SODIUM NICKEL MANGANESE OXIDE AS A POTENTIAL CATHODE MATERIAL FOR SODIUM-ION BATTERIES
Moses Kodur, Chuze Ma, Shirley Meng.
University of California, San Diego, La Jolla, CA.
Because of the need for low-cost energy-storage devices, sodium-ion batteries are being investigated as potential candidates due to the abundance of sodium and its chemical similarity to lithium. In the many studies conducted on layered cathode materials for sodium-ion batteries, relatively low reversibility and poor rate performance have been exhibited. In this project, a morphology controlled Na0.78Ni0.23Mn0.69O2 is investigated as a potential cathode material.
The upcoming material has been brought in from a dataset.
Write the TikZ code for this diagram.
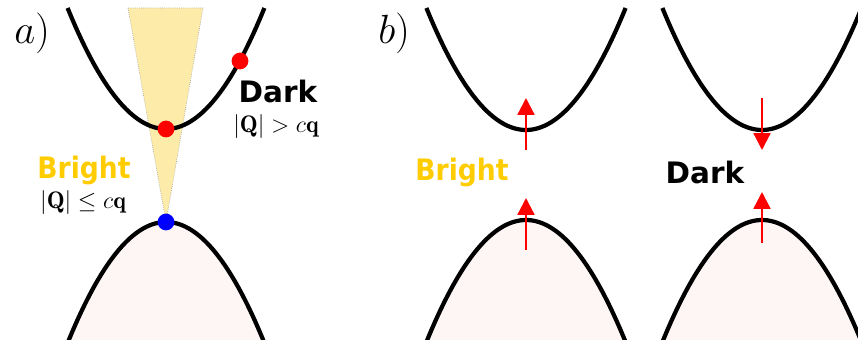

Solid state synthesis is used to make the material. Purity is confirmed through X-ray diffraction. When tested from 2.0 V to 4.5 V, the material exhibits a specific capacity of 135 mAh/g at a current density of 12 mA/g. The capacity can still be maintained as high as 120 mAh/g despite increasing the current by 50 times (600 mA/g). This is, so far, the best performance rate of layered oxide cathodes for sodium-ion batteries. Therefore, a series of material characterizations including X-ray absorption spectroscopy, scanning transmission electron microscopy, and electron energy loss spectroscopy are ongoing in order to reveal the Na intercalation mechanism of the internal redox reaction, as it is yet unknown.